An Artificial Neural Network Approach to Predicting Stroke in Postmenopausal Women.

Dear Editor-in-Chief

Stroke is a leading cause of disability and death among elderly women in developed countries (1). Because the incidence of stroke dramatically increases after menopause, most women experience stroke relatively late in life. Furthermore, the stroke incidence is particularly high in Asians and blacks (1, 2). In 2017, the prevalence of stroke in elderly South Korean women was 5.1% (3).

Although menopause is a pathophysiological change that begins at an average age of 50 years, the mechanism by which menopause exerts its effects on vascular incidents remains unknown (4). Although the majority of strokes can be attributed to risk factors common to both men and women, including high blood pressure, high cholesterol levels, diabetes, smoking, and overweight status, there are a number of stroke risk factors that are specific to women, including those that involve sex hormones and exogenous estrogens (5).

Artificial neural network (ANN) prediction models are now used in many areas of healthcare research (6). ANN models are ideal for predicting disease prevalence in individuals, as they involve calculating nonlinear correlations between independent and outcome variables until a high level of accuracy is achieved (7).

Therefore, we aimed to develop an effective ANN model for predicting stroke in post-menopausal women based on data from the Korea National Health and Nutrition Examination Survey (KNHANES).
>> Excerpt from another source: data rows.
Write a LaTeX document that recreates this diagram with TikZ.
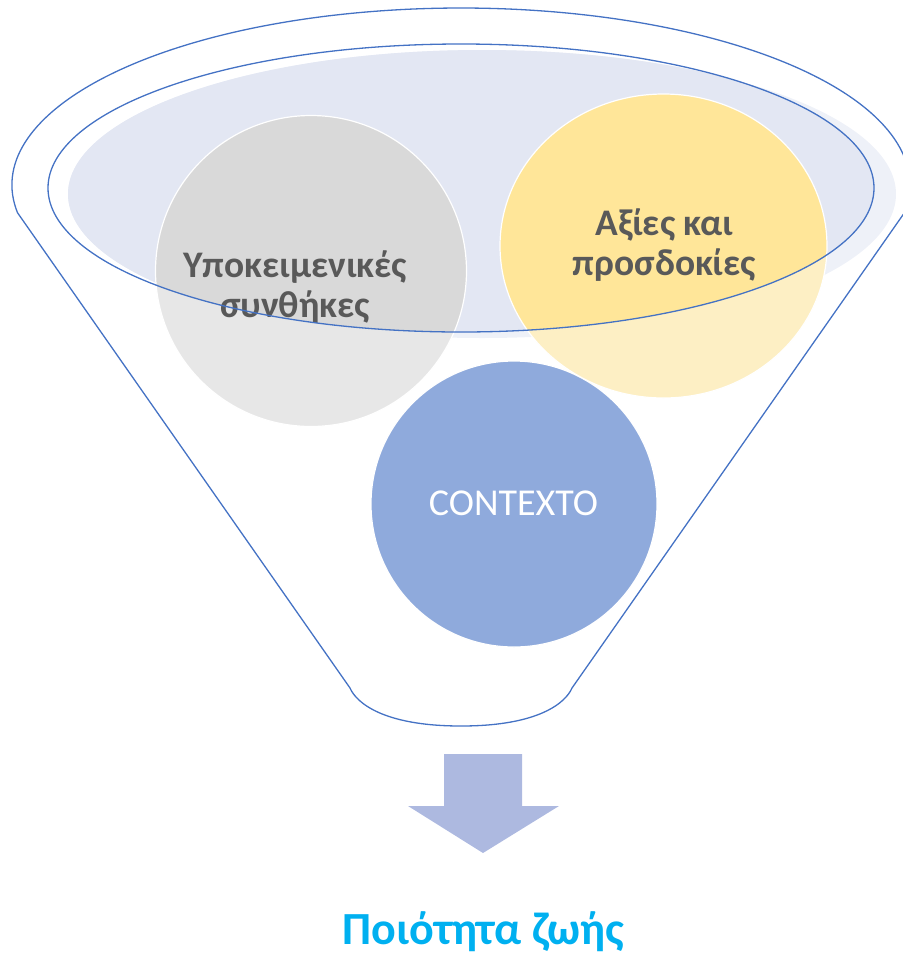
\documentclass[tikz,border=0pt]{standalone}
\usepackage{fontspec}
\setmainfont{Carlito}
\usetikzlibrary{shapes.geometric}
\definecolor{funnelblue}{HTML}{4472C4}
\definecolor{rimlight}{HTML}{EEF1F8}
\definecolor{rimdark}{HTML}{E3E7F3}
\definecolor{greylight}{HTML}{E7E7E7}
\definecolor{greydark}{HTML}{D9D9D9}
\definecolor{yellowlight}{HTML}{FDEFC4}
\definecolor{yellowdark}{HTML}{FFE699}
\definecolor{ctxblue}{HTML}{8FAADC}
\definecolor{arrowfill}{HTML}{ADB9E0}
\definecolor{textgrey}{HTML}{595959}
\definecolor{qolcyan}{HTML}{00B0F0}

\begin{document}
\begin{tikzpicture}[x=1pt,y=-1pt]
\tikzstyle{funnel}=[draw=funnelblue, line width=1.3pt];
\tikzstyle{bubble}=[circle, draw=white, line width=1.2pt, inner sep=0pt];
\tikzstyle{oval}=[ellipse, draw=white, line width=1.2pt, inner sep=0pt, minimum width=327pt, minimum height=304pt];
\tikzstyle{bubbletext}=[text=textgrey, font=\fontsize{37.5}{40}\selectfont\bfseries, align=center];
\useasboundingbox (0,0) rectangle (903,954);

\fill[rimlight] (482,194) ellipse [x radius=414, y radius=144];

\node[bubble, fill=ctxblue, minimum size=286pt] (context) at (514,504) {};
\node[bubble, fill=greylight, minimum size=311pt] (subj) at (311,271) {};
\node[oval, fill=yellowlight] (values) at (663.5,246) {};

\begin{scope}
\clip (461,188) ellipse [x radius=413, y radius=144];
\fill[rimdark] (482,194) ellipse [x radius=414, y radius=144];
\node[bubble, fill=greydark, minimum size=311pt] (subjin) at (subj) {};
\node[oval, fill=yellowdark] (valuesin) at (values) {};
\end{scope}

\node[bubbletext, anchor=base] (subjtext) at (295,317) {Υποκειμενικές\\συνθήκες};
\node[bubbletext, anchor=base] (valuestext) at (664.5,275) {Αξίες και\\προσδοκίες};
\node[text=white, font=\fontsize{38}{40}\selectfont, anchor=base] (contexttext) at (513.5,515) {CONTEXTO};

\draw[funnel] (461,188) ellipse [x radius=413, y radius=144];
\draw[funnel] (350,688) -- (17.5,212.7) arc[start angle=171, end angle=369, x radius=449, y radius=177] -- (572,688)
  .. controls (566,702) and (540,726) .. (461,726) .. controls (382,726) and (356,702) .. (350,688) -- cycle;

\fill[arrowfill] (444,754) -- (522,754) -- (522,806) -- (559,806) -- (483,853) -- (408,806) -- (444,806) -- cycle;

\node[text=qolcyan, font=\fontsize{46}{48}\selectfont\bfseries, anchor=base] (qol) at (483.5,944) {Ποιότητα ζωής};
\end{tikzpicture}
\end{document}
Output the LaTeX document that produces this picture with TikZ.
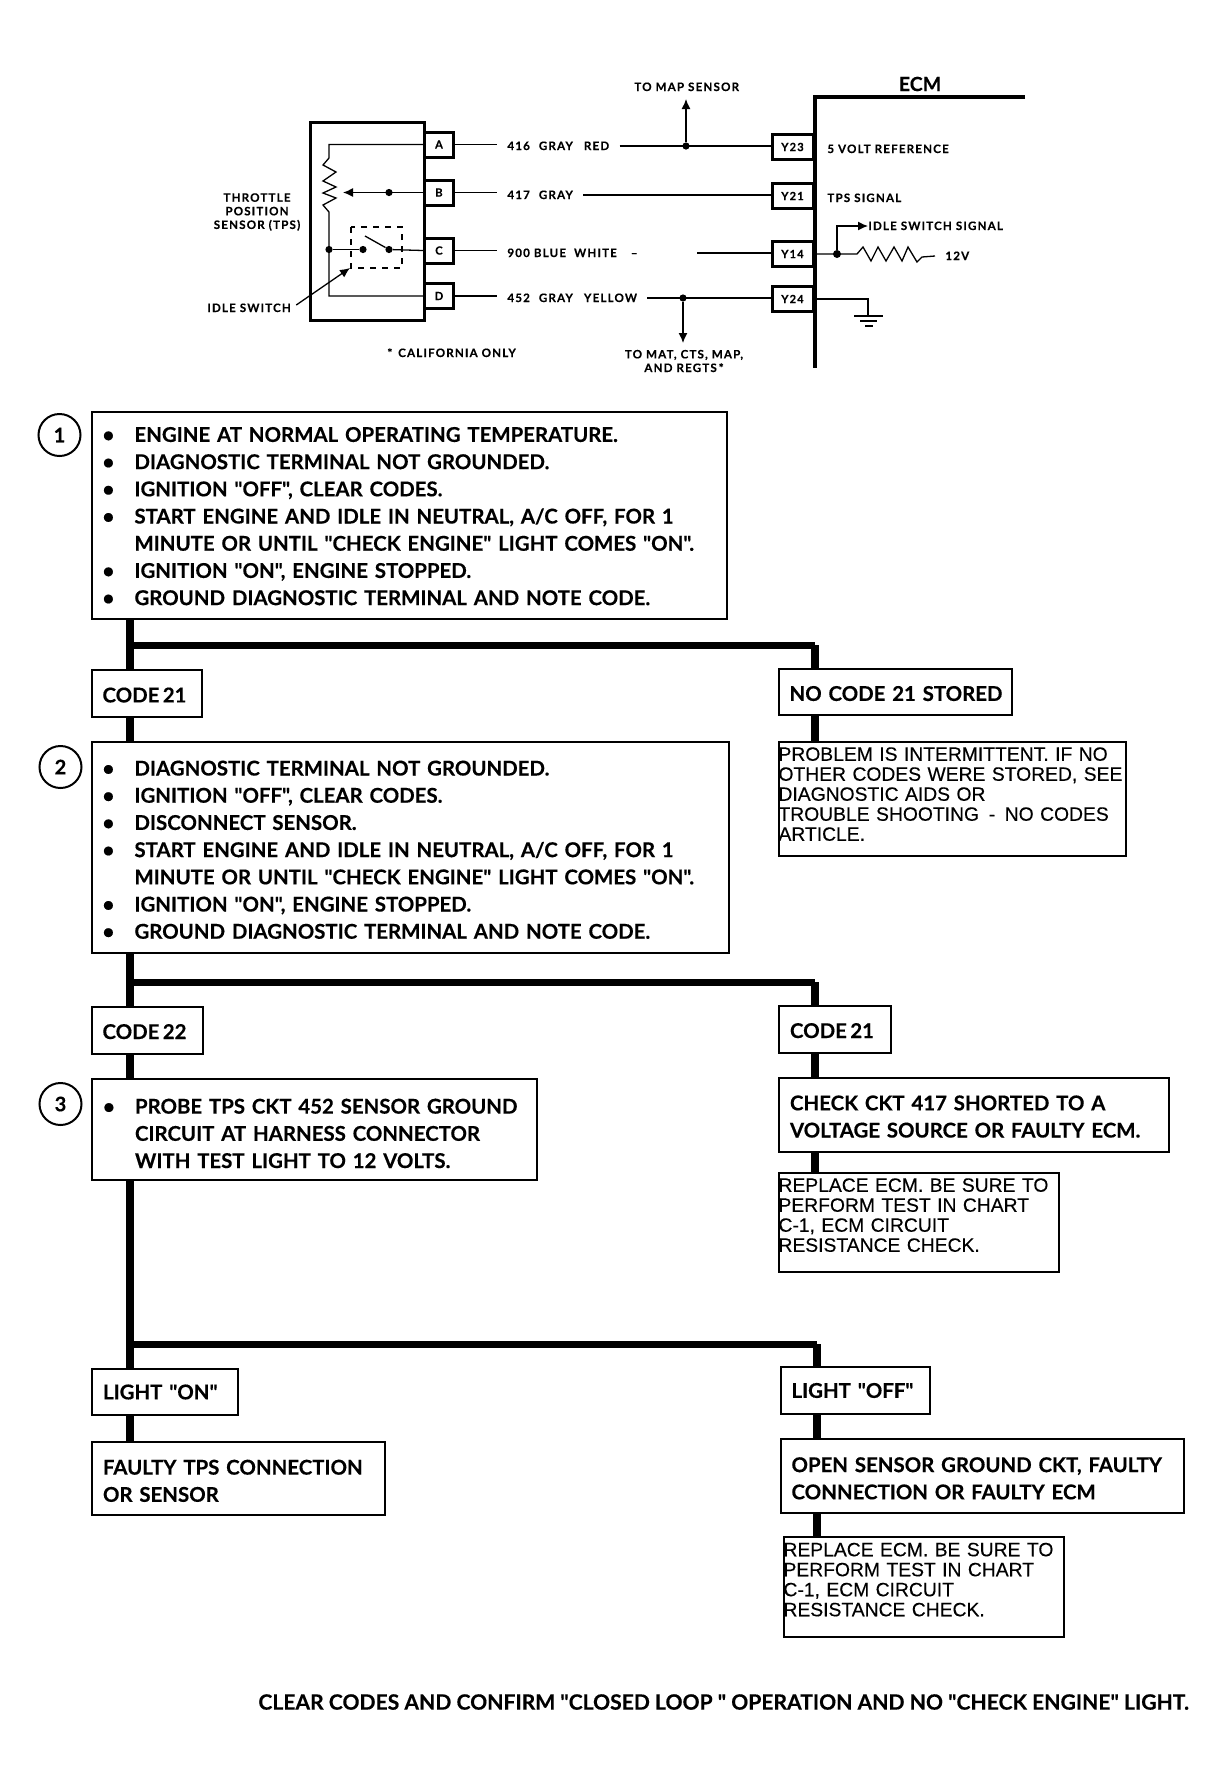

We extracted data, including age, income, educational attainment, physical exercise, body mass index, waist circumference, smoking and drinking habits, and food intake, from the KNHANES 2010–2015 databases. Daily energy intake was assessed via 24-h recall and food-intake frequency methods. The data on all variables were then transformed into values ranging from 0 to 1 using the MinMaxScalar class from the preprocessing module of the Python scikit-learn library. After data processing, the entire data set was split into training and test sets at a ratio of approximately 7:3. The ANN model consisted of an input layer of 9 dimensions, hidden layer of 12 dimensions, and output layer of 1 dimension. The network was trained using stochastic gradient descent and optimized using Adam optimizer with a learning rate of 0.001. The neural network was trained for 100 epochs. We used the Rectifed Linear Unit activation function at each layer and the Sigmoid at the output layer. A dropout regularization of 30% was applied at the input layer, and the categorical cross entropy error function for binary classification was used as the loss function (Fig. 1). The ANN model was implemented using the Tensorfow framework (version 1.12.0). We calculated the accuracy of the test set to measure the performance of the prediction model. Probability estimates were calculated to plot a receiving operating characteristic (ROC) curve for the model, and the ROC curve was used to measure the predictive performance of the model.

Fig. 1:

Plot of train and validation loss as a function of epoch

The mean age of the 8524 participants included in the study was 64.2 years, and the stroke prevalence was 3.4%. After normalization of all variables, the ANN model achieved a relatively high accuracy rate of 0.966. The area under the ROC curve for the ANN prediction models was 0.689 (95% confidence interval = 0.626–0.752) (Fig. 2).

Fig. 2:

Receiver operating characteristics (ROC) curves for artificial neural network in prediction of stroke

ANN models have recently been used to predict the occurrence of many diseases, including hypertension, diabetes, and heart failure (8–10). In this study, we developed a high-performance stroke prediction ANN model based on sociodemo-graphic variables. This prediction model, based on nationwide survey data, can be used as a preliminary screening tool to identify post-menopausal women at high risk of stroke. The ANN-based prediction model may increase the chance of early intervention and reduce treatment costs.